* WHAT YOU NEED TO DO *
Repeat verbatim the lines from the one containing "Output the Python" to the one containing "zero_point = [0] + [None] * 11", ends included, minus any pictures.

-- Start RECORDS TO USE --

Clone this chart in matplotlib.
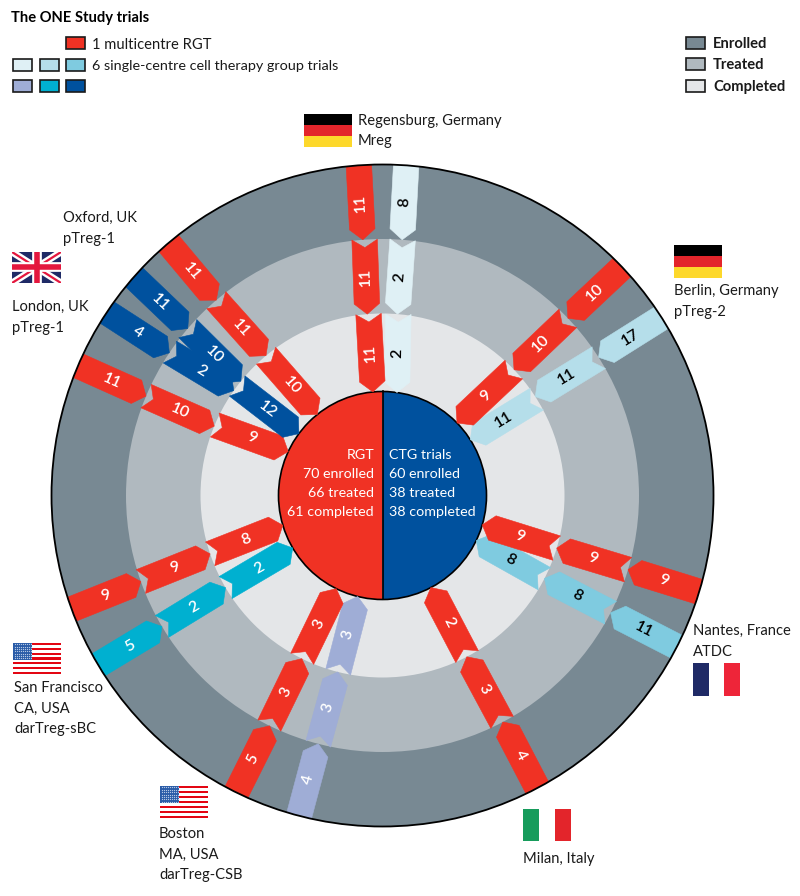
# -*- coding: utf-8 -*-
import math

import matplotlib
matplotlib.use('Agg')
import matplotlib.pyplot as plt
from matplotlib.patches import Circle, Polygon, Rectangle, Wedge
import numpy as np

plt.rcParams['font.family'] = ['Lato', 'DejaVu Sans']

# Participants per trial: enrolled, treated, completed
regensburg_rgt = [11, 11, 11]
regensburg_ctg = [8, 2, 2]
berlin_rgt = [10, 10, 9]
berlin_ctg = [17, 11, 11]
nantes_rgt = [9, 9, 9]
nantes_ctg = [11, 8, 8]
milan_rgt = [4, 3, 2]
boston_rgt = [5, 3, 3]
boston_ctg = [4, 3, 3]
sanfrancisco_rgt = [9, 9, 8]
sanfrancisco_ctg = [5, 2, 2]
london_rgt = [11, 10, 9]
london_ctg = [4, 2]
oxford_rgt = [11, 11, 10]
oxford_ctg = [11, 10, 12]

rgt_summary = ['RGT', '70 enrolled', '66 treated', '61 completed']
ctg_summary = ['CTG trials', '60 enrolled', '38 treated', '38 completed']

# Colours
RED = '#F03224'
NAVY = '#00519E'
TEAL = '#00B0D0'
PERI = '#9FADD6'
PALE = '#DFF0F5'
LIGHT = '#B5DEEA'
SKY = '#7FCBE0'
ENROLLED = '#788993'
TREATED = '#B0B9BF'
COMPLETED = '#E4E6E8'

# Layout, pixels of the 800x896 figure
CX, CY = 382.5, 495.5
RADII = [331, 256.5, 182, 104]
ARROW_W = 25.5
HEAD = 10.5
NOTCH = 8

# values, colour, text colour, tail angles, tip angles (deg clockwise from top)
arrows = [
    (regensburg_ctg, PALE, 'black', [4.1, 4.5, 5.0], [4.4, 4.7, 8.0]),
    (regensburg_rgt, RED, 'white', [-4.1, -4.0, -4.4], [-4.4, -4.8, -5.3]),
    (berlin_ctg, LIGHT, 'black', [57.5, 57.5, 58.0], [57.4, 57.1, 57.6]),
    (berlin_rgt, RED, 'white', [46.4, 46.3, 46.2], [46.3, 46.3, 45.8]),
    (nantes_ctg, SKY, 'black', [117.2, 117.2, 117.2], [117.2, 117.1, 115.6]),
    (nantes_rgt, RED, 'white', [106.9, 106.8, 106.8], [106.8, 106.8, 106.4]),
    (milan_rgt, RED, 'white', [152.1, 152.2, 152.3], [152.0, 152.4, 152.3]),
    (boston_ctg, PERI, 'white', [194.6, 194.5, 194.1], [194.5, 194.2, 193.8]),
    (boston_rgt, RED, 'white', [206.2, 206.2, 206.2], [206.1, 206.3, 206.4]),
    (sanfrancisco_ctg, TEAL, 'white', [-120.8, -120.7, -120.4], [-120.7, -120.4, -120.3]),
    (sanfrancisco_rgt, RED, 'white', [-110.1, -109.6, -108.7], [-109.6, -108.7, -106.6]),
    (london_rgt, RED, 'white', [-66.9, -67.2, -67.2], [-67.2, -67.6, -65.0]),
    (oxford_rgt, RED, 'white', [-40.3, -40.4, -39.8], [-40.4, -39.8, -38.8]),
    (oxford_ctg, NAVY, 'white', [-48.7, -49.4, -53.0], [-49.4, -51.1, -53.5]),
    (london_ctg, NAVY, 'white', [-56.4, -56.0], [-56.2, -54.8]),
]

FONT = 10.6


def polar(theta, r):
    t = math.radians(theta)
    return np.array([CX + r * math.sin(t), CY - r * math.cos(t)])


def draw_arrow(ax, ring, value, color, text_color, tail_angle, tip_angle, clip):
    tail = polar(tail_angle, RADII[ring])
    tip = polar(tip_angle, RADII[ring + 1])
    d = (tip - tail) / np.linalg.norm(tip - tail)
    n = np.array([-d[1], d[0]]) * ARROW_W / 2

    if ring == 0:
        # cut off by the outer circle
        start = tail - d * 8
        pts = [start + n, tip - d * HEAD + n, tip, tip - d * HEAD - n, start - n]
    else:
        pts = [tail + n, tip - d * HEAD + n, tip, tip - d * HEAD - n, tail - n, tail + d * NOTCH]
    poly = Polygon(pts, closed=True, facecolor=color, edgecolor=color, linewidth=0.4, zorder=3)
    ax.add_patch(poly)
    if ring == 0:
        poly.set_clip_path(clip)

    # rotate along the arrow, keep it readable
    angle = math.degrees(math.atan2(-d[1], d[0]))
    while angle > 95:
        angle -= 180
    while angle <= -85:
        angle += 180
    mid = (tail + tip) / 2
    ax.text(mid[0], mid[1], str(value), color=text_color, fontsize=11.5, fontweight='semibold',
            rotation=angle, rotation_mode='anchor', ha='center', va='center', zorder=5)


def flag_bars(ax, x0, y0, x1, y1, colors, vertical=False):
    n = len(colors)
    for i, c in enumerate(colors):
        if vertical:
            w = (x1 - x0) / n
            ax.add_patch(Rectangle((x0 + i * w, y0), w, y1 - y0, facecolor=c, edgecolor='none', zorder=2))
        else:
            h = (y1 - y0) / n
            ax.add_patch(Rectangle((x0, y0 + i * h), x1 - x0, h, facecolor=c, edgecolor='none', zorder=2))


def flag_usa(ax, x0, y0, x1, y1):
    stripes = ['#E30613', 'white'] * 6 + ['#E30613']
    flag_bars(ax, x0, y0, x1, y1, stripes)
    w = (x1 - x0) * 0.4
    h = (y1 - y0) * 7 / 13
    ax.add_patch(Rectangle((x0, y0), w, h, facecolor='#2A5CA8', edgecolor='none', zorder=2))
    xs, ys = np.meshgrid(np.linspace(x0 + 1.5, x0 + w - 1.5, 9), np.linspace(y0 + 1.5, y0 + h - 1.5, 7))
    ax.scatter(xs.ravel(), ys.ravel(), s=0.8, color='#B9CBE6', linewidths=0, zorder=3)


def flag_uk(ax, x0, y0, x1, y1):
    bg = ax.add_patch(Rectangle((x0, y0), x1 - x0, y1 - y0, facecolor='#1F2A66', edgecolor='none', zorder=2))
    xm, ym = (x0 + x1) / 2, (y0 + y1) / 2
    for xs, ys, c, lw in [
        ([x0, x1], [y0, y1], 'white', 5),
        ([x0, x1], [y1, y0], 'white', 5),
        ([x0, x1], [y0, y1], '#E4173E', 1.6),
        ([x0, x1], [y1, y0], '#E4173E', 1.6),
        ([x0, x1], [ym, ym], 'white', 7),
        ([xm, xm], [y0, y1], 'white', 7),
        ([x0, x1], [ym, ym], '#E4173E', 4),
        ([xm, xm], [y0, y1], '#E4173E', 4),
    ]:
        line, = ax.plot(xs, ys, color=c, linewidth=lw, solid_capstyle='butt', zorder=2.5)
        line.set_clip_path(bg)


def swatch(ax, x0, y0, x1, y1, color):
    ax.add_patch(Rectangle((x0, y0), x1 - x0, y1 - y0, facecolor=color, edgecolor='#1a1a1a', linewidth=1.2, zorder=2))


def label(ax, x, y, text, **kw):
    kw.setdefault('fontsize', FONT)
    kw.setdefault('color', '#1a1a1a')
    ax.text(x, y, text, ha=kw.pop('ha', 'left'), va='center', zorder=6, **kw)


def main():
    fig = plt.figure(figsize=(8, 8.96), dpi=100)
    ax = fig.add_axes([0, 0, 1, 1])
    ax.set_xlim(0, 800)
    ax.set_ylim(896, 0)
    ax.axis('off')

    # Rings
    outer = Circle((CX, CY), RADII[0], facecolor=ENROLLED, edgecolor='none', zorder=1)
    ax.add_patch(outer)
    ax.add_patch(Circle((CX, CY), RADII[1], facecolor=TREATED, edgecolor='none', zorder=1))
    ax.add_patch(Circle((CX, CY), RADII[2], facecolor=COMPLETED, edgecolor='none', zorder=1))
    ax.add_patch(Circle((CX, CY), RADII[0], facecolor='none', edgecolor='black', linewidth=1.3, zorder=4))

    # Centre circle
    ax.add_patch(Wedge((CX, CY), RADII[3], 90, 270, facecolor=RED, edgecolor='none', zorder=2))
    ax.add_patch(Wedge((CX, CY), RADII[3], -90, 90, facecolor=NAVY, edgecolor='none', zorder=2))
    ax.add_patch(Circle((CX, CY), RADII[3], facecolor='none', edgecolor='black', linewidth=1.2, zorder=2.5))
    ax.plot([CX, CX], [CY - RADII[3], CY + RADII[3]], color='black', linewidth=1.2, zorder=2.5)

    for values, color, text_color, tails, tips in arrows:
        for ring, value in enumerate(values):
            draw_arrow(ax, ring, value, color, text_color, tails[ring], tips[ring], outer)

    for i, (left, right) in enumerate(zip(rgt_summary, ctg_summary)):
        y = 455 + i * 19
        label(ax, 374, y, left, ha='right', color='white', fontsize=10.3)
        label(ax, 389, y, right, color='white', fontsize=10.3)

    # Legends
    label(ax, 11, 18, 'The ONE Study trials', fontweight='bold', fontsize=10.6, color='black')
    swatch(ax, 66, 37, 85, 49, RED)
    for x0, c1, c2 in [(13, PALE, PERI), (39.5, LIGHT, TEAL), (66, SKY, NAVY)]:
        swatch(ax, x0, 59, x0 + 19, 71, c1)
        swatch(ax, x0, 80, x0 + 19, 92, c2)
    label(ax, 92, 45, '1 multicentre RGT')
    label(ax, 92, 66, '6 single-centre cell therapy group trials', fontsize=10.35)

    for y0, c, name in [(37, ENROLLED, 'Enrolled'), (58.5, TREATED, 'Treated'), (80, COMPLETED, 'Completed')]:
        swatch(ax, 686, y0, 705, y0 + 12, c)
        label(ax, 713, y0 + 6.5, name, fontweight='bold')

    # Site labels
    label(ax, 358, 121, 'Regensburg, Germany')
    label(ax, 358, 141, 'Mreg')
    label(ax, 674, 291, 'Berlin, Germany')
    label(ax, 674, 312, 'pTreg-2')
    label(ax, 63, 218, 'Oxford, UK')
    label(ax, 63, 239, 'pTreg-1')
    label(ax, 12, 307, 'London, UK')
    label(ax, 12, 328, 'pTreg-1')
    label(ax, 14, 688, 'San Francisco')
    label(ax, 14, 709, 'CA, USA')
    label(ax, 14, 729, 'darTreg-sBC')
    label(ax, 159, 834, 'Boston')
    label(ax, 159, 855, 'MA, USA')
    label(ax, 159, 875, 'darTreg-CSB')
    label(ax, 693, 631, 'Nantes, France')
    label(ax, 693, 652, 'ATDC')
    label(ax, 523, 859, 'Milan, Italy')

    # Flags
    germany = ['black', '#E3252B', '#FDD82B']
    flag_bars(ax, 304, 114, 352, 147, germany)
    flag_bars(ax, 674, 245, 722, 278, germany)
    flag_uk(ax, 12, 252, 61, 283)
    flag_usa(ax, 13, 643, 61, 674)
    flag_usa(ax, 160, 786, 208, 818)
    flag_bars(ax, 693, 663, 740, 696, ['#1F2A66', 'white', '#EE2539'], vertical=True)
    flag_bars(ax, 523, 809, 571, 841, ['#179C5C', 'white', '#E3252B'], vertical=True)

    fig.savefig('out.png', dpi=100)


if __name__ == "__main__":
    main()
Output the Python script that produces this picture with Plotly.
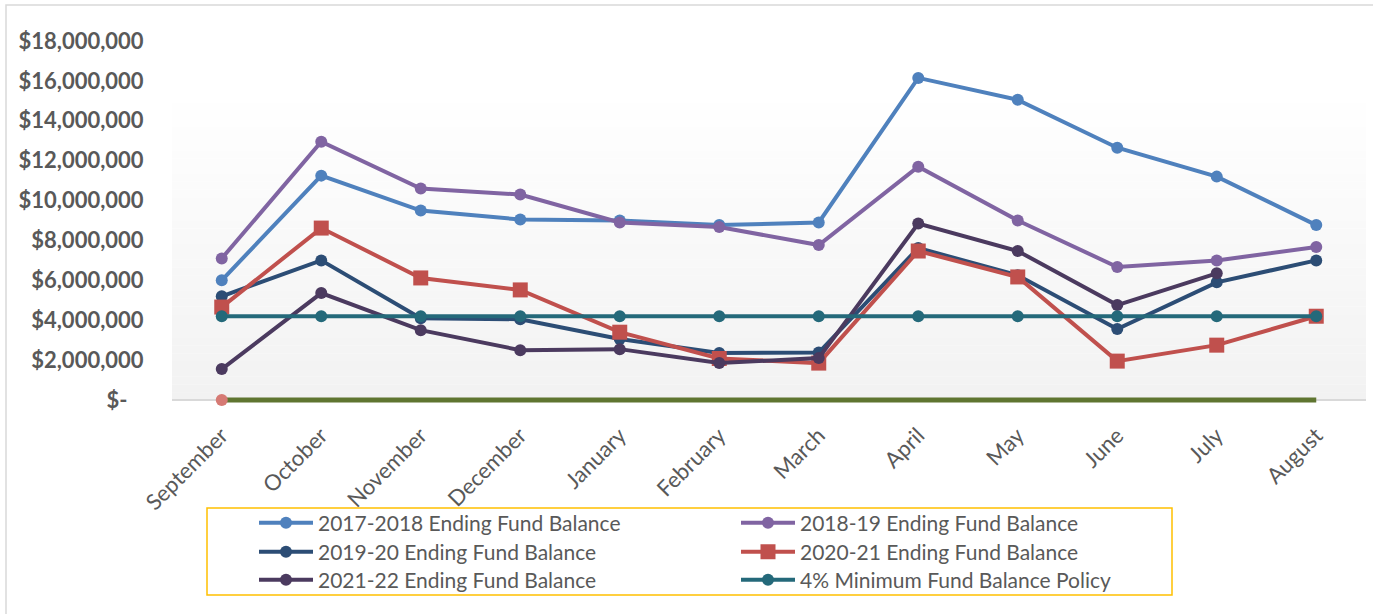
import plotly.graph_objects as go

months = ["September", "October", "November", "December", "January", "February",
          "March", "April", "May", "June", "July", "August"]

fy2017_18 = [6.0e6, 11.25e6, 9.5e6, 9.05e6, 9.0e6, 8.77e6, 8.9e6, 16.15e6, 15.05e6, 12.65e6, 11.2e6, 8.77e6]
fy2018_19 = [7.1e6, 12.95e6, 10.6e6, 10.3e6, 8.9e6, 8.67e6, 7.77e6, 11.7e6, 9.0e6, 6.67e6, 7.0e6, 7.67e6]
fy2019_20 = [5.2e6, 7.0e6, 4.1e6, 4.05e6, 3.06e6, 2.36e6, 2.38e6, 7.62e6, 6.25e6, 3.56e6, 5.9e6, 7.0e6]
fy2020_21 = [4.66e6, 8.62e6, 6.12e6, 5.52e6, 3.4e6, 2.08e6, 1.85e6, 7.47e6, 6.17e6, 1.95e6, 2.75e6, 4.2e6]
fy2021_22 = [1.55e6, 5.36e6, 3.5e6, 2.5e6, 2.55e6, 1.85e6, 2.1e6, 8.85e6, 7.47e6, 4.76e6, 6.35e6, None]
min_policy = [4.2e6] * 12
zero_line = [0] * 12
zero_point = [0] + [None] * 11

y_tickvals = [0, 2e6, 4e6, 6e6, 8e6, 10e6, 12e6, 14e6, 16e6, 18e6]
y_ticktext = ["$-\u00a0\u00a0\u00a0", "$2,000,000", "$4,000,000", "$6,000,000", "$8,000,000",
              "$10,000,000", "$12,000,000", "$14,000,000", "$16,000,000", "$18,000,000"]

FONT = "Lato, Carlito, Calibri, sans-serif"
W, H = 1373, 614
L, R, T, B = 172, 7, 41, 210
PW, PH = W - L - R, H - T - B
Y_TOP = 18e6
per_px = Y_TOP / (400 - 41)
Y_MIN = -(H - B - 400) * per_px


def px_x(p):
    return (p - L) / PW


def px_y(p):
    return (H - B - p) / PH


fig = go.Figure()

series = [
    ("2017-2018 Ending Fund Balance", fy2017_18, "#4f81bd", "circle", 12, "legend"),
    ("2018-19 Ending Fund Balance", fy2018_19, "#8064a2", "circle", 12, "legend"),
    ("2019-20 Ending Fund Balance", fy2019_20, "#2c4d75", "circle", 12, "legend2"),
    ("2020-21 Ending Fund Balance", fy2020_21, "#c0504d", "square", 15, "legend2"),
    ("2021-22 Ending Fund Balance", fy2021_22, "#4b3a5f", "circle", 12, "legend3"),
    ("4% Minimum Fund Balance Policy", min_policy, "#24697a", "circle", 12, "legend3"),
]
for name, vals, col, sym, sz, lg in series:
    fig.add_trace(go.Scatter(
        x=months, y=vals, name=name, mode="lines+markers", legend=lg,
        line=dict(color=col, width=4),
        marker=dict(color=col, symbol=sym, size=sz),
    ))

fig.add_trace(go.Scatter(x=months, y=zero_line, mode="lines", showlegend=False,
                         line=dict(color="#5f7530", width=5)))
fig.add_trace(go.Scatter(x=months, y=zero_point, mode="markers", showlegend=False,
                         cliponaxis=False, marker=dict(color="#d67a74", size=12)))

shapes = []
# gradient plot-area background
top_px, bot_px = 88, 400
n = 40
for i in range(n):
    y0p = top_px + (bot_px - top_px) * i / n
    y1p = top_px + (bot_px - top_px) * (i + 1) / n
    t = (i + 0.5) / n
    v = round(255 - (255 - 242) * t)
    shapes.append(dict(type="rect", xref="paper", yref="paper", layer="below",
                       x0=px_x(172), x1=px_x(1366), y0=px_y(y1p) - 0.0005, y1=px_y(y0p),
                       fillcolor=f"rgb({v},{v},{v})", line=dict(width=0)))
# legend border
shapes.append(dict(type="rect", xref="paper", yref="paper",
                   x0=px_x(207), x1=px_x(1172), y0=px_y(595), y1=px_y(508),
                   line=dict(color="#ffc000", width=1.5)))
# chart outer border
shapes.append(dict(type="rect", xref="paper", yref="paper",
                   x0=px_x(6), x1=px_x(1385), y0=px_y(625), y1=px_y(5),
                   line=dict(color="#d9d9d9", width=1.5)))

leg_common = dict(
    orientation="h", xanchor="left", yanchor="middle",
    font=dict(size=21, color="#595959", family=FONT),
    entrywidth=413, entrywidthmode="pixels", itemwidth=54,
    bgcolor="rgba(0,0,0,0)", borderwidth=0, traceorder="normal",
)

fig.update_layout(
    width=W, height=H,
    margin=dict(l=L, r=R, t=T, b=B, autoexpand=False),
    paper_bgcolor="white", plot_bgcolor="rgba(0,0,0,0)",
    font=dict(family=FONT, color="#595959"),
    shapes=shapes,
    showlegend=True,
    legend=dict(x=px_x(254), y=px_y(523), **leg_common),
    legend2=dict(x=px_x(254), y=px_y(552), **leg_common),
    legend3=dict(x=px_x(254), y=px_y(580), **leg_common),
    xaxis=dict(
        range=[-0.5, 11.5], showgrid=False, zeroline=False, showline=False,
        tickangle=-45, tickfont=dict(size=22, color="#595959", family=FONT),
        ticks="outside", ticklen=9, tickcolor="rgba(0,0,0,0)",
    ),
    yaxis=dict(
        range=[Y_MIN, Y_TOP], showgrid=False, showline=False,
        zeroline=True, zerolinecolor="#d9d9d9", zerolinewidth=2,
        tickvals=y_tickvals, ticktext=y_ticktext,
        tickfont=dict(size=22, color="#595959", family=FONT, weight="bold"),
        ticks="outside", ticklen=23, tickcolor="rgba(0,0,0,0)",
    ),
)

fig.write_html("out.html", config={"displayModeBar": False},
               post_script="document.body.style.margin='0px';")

-- End RECORDS TO USE --

* RESPONSE *
Output the Python script that produces this picture with Plotly.
import plotly.graph_objects as go

months = ["September", "October", "November", "December", "January", "February",
          "March", "April", "May", "June", "July", "August"]

fy2017_18 = [6.0e6, 11.25e6, 9.5e6, 9.05e6, 9.0e6, 8.77e6, 8.9e6, 16.15e6, 15.05e6, 12.65e6, 11.2e6, 8.77e6]
fy2018_19 = [7.1e6, 12.95e6, 10.6e6, 10.3e6, 8.9e6, 8.67e6, 7.77e6, 11.7e6, 9.0e6, 6.67e6, 7.0e6, 7.67e6]
fy2019_20 = [5.2e6, 7.0e6, 4.1e6, 4.05e6, 3.06e6, 2.36e6, 2.38e6, 7.62e6, 6.25e6, 3.56e6, 5.9e6, 7.0e6]
fy2020_21 = [4.66e6, 8.62e6, 6.12e6, 5.52e6, 3.4e6, 2.08e6, 1.85e6, 7.47e6, 6.17e6, 1.95e6, 2.75e6, 4.2e6]
fy2021_22 = [1.55e6, 5.36e6, 3.5e6, 2.5e6, 2.55e6, 1.85e6, 2.1e6, 8.85e6, 7.47e6, 4.76e6, 6.35e6, None]
min_policy = [4.2e6] * 12
zero_line = [0] * 12
zero_point = [0] + [None] * 11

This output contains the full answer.